■ Challenge: Can you transcribe the data exactly? Leave the pictures out.

Data listing:
__________

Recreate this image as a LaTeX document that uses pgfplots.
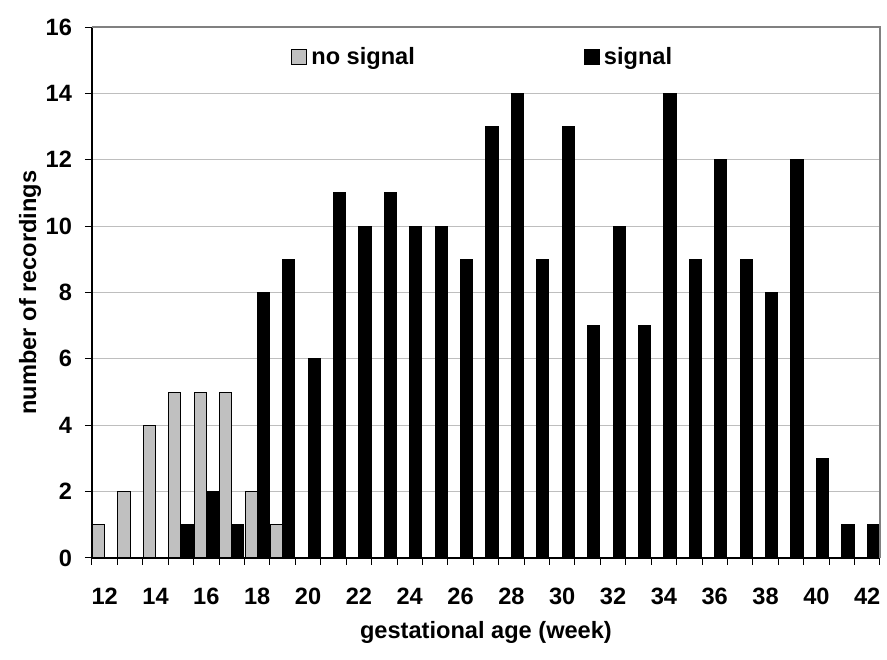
\documentclass[border=0pt]{standalone}
\usepackage{fontspec}
\setmainfont{Liberation Sans}
\usepackage{pgfplots}
\pgfplotsset{compat=1.18}
\definecolor{nosig}{RGB}{192,192,192}
\definecolor{gridc}{RGB}{190,190,190}
\newcommand{\chartfont}{\fontsize{11.8}{14}\selectfont\bfseries}

\begin{document}
\begin{tikzpicture}
\begin{axis}[
    width=394pt, height=265.5pt, scale only axis,
    ybar, bar width=0.48,
    xmin=11.5, xmax=42.5, ymin=0, ymax=16,
    clip=false,
    axis lines=left,
    axis line style={-, line width=0.6pt},
    ytick={0,2,...,16},
    xtick={11.5,12.5,...,42.5}, xticklabels={},
    extra x ticks={12,14,...,42},
    extra x tick style={tick style={draw=none}, grid=none},
    tick align=outside, major tick length=3.5pt,
    tick style={black, line width=0.5pt},
    ymajorgrids, grid style={gridc, line width=0.6pt},
    font=\chartfont,
    ticklabel style={font=\chartfont},
    /pgf/number format/assume math mode=true,
    xticklabel style={yshift=-8pt},
    yticklabel style={xshift=-3pt},
    xlabel={gestational age (week)},
    ylabel={number of recordings},
    xlabel style={at={(axis description cs:0.5,0)}, anchor=center, yshift=-37pt, font=\chartfont},
    ylabel style={at={(axis description cs:0,0.5)}, anchor=center, yshift=31pt, font=\chartfont},
    legend columns=2,
    legend style={draw=none, fill=none, inner sep=0pt, nodes={inner sep=2pt},
        at={(axis description cs:0.2525,0.9435)}, anchor=west, font=\chartfont,
        /tikz/every even column/.append style={column sep=82.5pt}},
]
% no signal
\addplot[fill=nosig, draw=black, line width=0.5pt, bar shift=-0.24,
    legend image code/.code={\draw[fill=nosig, draw=black, line width=0.5pt] (0pt,-3.75pt) rectangle (7.5pt,3.75pt);}]
    coordinates {(12,1) (13,2) (14,4) (15,5) (16,5) (17,5) (18,2) (19,1)};
\addlegendentry{no signal}
% signal
\addplot[fill=black, draw=black, line width=0.5pt, bar shift=0.24,
    legend image code/.code={\draw[fill=black, draw=black] (0pt,-3.75pt) rectangle (7.5pt,3.75pt);}]
    coordinates {(15,1) (16,2) (17,1) (18,8) (19,9) (20,6) (21,11) (22,10) (23,11)
    (24,10) (25,10) (26,9) (27,13) (28,14) (29,9) (30,13) (31,7) (32,10) (33,7)
    (34,14) (35,9) (36,12) (37,9) (38,8) (39,12) (40,3) (41,1) (42,1)};
\addlegendentry{signal}
\draw[black!50, line width=0.6pt] (rel axis cs:0,1) -- (rel axis cs:1,1) -- (rel axis cs:1,0);
\coordinate (bl) at (rel axis cs:0,0);
\coordinate (tr) at (rel axis cs:1,1);
\end{axis}
\path ([shift={(-46pt,-51pt)}]bl) rectangle ([shift={(3.5pt,13.5pt)}]tr);
\end{tikzpicture}
\end{document}
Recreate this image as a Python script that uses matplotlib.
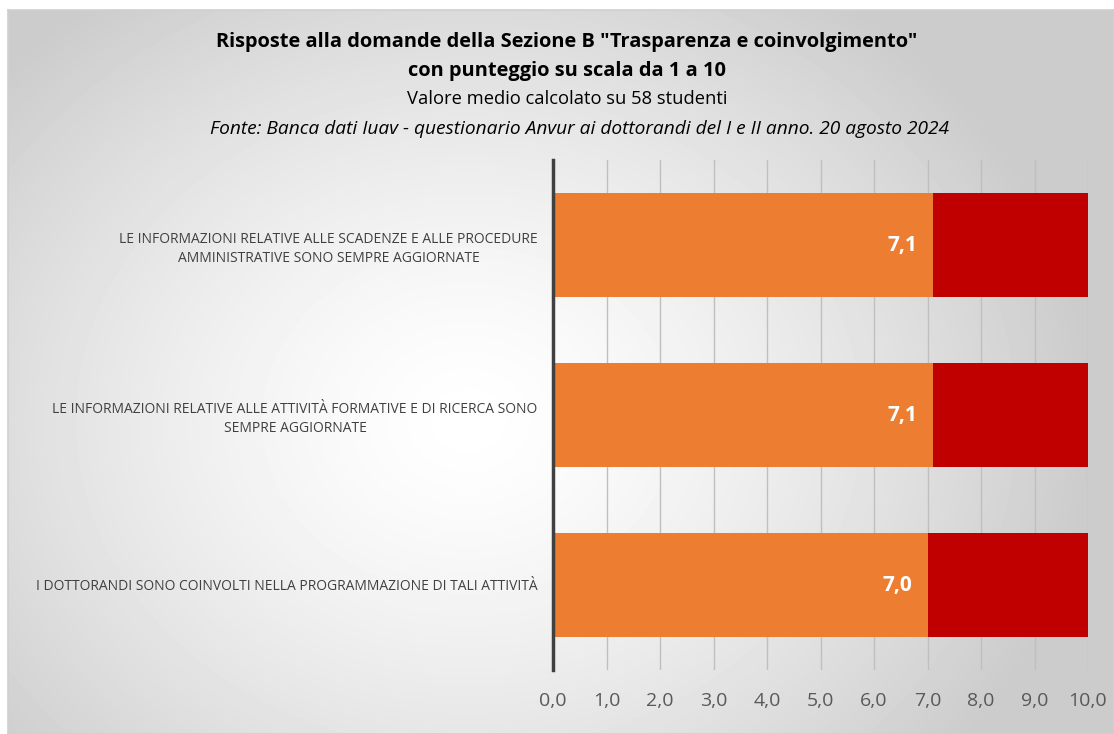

__________

■ Completed task:
Recreate this image as a LaTeX document that uses pgfplots.
\documentclass[border=0pt]{standalone}
\usepackage{fontspec}
\setmainfont{Liberation Sans}
\usepackage{pgfplots}
\pgfplotsset{compat=1.18}
\definecolor{nosig}{RGB}{192,192,192}
\definecolor{gridc}{RGB}{190,190,190}
\newcommand{\chartfont}{\fontsize{11.8}{14}\selectfont\bfseries}

\begin{document}
\begin{tikzpicture}
\begin{axis}[
    width=394pt, height=265.5pt, scale only axis,
    ybar, bar width=0.48,
    xmin=11.5, xmax=42.5, ymin=0, ymax=16,
    clip=false,
    axis lines=left,
    axis line style={-, line width=0.6pt},
    ytick={0,2,...,16},
    xtick={11.5,12.5,...,42.5}, xticklabels={},
    extra x ticks={12,14,...,42},
    extra x tick style={tick style={draw=none}, grid=none},
    tick align=outside, major tick length=3.5pt,
    tick style={black, line width=0.5pt},
    ymajorgrids, grid style={gridc, line width=0.6pt},
    font=\chartfont,
    ticklabel style={font=\chartfont},
    /pgf/number format/assume math mode=true,
    xticklabel style={yshift=-8pt},
    yticklabel style={xshift=-3pt},
    xlabel={gestational age (week)},
    ylabel={number of recordings},
    xlabel style={at={(axis description cs:0.5,0)}, anchor=center, yshift=-37pt, font=\chartfont},
    ylabel style={at={(axis description cs:0,0.5)}, anchor=center, yshift=31pt, font=\chartfont},
    legend columns=2,
    legend style={draw=none, fill=none, inner sep=0pt, nodes={inner sep=2pt},
        at={(axis description cs:0.2525,0.9435)}, anchor=west, font=\chartfont,
        /tikz/every even column/.append style={column sep=82.5pt}},
]
% no signal
\addplot[fill=nosig, draw=black, line width=0.5pt, bar shift=-0.24,
    legend image code/.code={\draw[fill=nosig, draw=black, line width=0.5pt] (0pt,-3.75pt) rectangle (7.5pt,3.75pt);}]
    coordinates {(12,1) (13,2) (14,4) (15,5) (16,5) (17,5) (18,2) (19,1)};
\addlegendentry{no signal}
% signal
\addplot[fill=black, draw=black, line width=0.5pt, bar shift=0.24,
    legend image code/.code={\draw[fill=black, draw=black] (0pt,-3.75pt) rectangle (7.5pt,3.75pt);}]
    coordinates {(15,1) (16,2) (17,1) (18,8) (19,9) (20,6) (21,11) (22,10) (23,11)
    (24,10) (25,10) (26,9) (27,13) (28,14) (29,9) (30,13) (31,7) (32,10) (33,7)
    (34,14) (35,9) (36,12) (37,9) (38,8) (39,12) (40,3) (41,1) (42,1)};
\addlegendentry{signal}
\draw[black!50, line width=0.6pt] (rel axis cs:0,1) -- (rel axis cs:1,1) -- (rel axis cs:1,0);
\coordinate (bl) at (rel axis cs:0,0);
\coordinate (tr) at (rel axis cs:1,1);
\end{axis}
\path ([shift={(-46pt,-51pt)}]bl) rectangle ([shift={(3.5pt,13.5pt)}]tr);
\end{tikzpicture}
\end{document}
Recreate this image as a Python script that uses matplotlib.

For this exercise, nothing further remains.